Calibration Retry Count

Continual recalibration produces a continual clicking sound and your computer slows down or stops. you might not hear the clicking on modern quiet disks when they are inside a well designed computer. You should be able to hear the clicking with the computer case open.

Replace the disk. Check the temperature first because the disk might be too hot. Replace the disk if recalibration occurs at normal temperatures.

Power Cycle Count

This is a duplicate of Start/Stop Count.

Soft read error rate

This is similar to Read Error Rate.

Reported Uncorrectable Errors

This should be zero. It might jump due to wear or heat as described in previous items.

Airflow Temperature

This is the temperature measured on the outside of the disk case and should not be over 30 degrees because your CPU and other components will start to cook.

Temperature

This is the temperature inside the disk case and should not be over 50 degrees centigrade (120 degrees fahrenheit).

Hardware ECC Recovered

This should be low but there is no absolute definition of low and no relevant specification from manufacturers. You would have to compare several disks of the same model after the same amount of disk activity. Compare this count across disks in a RAID array and consider replacing a disk if it has a far higher count than the other disks in the array.

Reallocation Count

This should be zero in a new disk and very low in an old disk. See Reallocation Sector Count.

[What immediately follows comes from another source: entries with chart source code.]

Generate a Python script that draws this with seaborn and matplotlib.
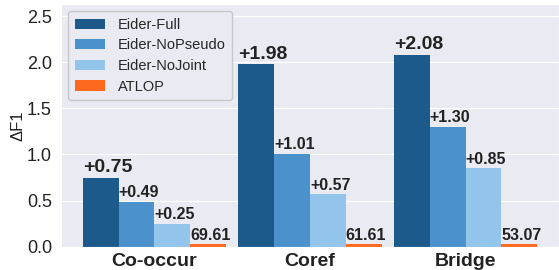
import pandas as pd
import matplotlib
matplotlib.use("Agg")
import matplotlib.pyplot as plt
import seaborn as sns

# ==============================
# Data
# ==============================

categories = ["Co-occur", "Coref", "Bridge"]
models = ["Eider-Full", "Eider-NoPseudo", "Eider-NoJoint", "ATLOP"]

full = [0.75, 1.98, 2.08]
no_pseudo = [0.49, 1.01, 1.30]
no_joint = [0.25, 0.57, 0.85]
atlop = [0.025, 0.025, 0.025]       # baseline, drawn as a thin line
atlop_f1 = ["69.61", "61.61", "53.07"]

colors = ["#1b5a8b", "#4b91cb", "#93c4ea", "#fd6a1f"]

rows = []
for name, vals in zip(models, [full, no_pseudo, no_joint, atlop]):
    for cat, v in zip(categories, vals):
        rows.append({"cat": cat, "model": name, "val": v})
df = pd.DataFrame(rows)

# ==============================
# Plot
# ==============================

sns.set_style("darkgrid")
plt.rcParams["font.family"] = ["Liberation Sans", "DejaVu Sans"]

fig, ax = plt.subplots(figsize=(5.59, 2.70), dpi=100)
sns.barplot(data=df, x="cat", y="val", hue="model", palette=colors,
            width=0.92, saturation=1, linewidth=0, ax=ax)

labels = [
    ["+%.2f" % v for v in full],
    ["+%.2f" % v for v in no_pseudo],
    ["+%.2f" % v for v in no_joint],
    atlop_f1,
]
sizes = [14, 11.5, 11.5, 11.5]
# labels sit left-aligned on the bar's left edge
for cont, lab, fs in zip(ax.containers, labels, sizes):
    for bar, txt in zip(cont, lab):
        ax.annotate(txt, (bar.get_x(), bar.get_height()),
                    xytext=(0, 1), textcoords="offset points",
                    ha="left", va="bottom", fontsize=fs,
                    fontweight="bold", color="#222222")

ax.set_xlim(-0.6, 2.6)
ax.set_ylim(0, 2.63)
ax.set_yticks([0, 0.5, 1.0, 1.5, 2.0, 2.5])
ax.tick_params(axis="y", labelsize=13, pad=3, labelcolor="#222222")
ax.tick_params(axis="x", labelsize=14, pad=1, labelcolor="#222222")
for t in ax.get_xticklabels():
    t.set_fontweight("bold")
ax.set_xlabel("")
ax.set_ylabel("ΔF1", fontsize=12, color="#222222", labelpad=1)

ax.legend(loc="upper left", fontsize=10.5, frameon=True, facecolor="#eaeaf2",
          edgecolor="#c8c8c8", framealpha=1, handlelength=2.1,
          handletextpad=0.85, borderpad=0.45, labelspacing=0.45,
          borderaxespad=0.5)

plt.subplots_adjust(left=0.109, right=1.0, bottom=0.086, top=0.985)
plt.savefig("out.png", dpi=100)
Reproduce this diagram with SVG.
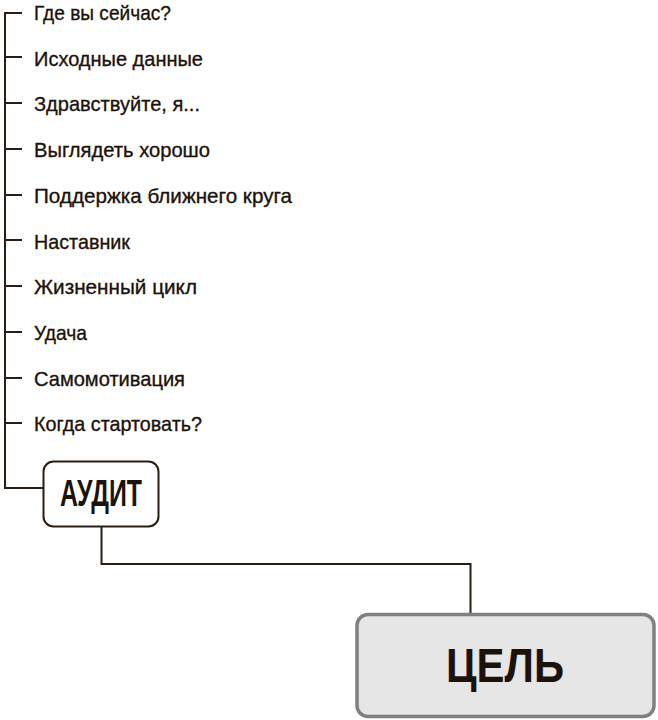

Current Pending Sector Count

This should be zero.

Uncorrectable Sector Count

This should be zero.

UDMA CRC Error Rate

If this is not zero, your disk could be failing. You have a damaged data cable from the disk to the motherboard. The data cable might be loose. Your motherboard might contain rubbishy controller chips or your hardware drivers might be using the wrong DMA settings for the chip/disk combination.

Write Error Rate

If this is greater then zero, panic. There are probably other errors listed in earlier items.

Soft Read Error Rate

You will get errors here if there is a temperature error or wear as indicated in earlier items. Cool the disk then replace the disk if the problem persists.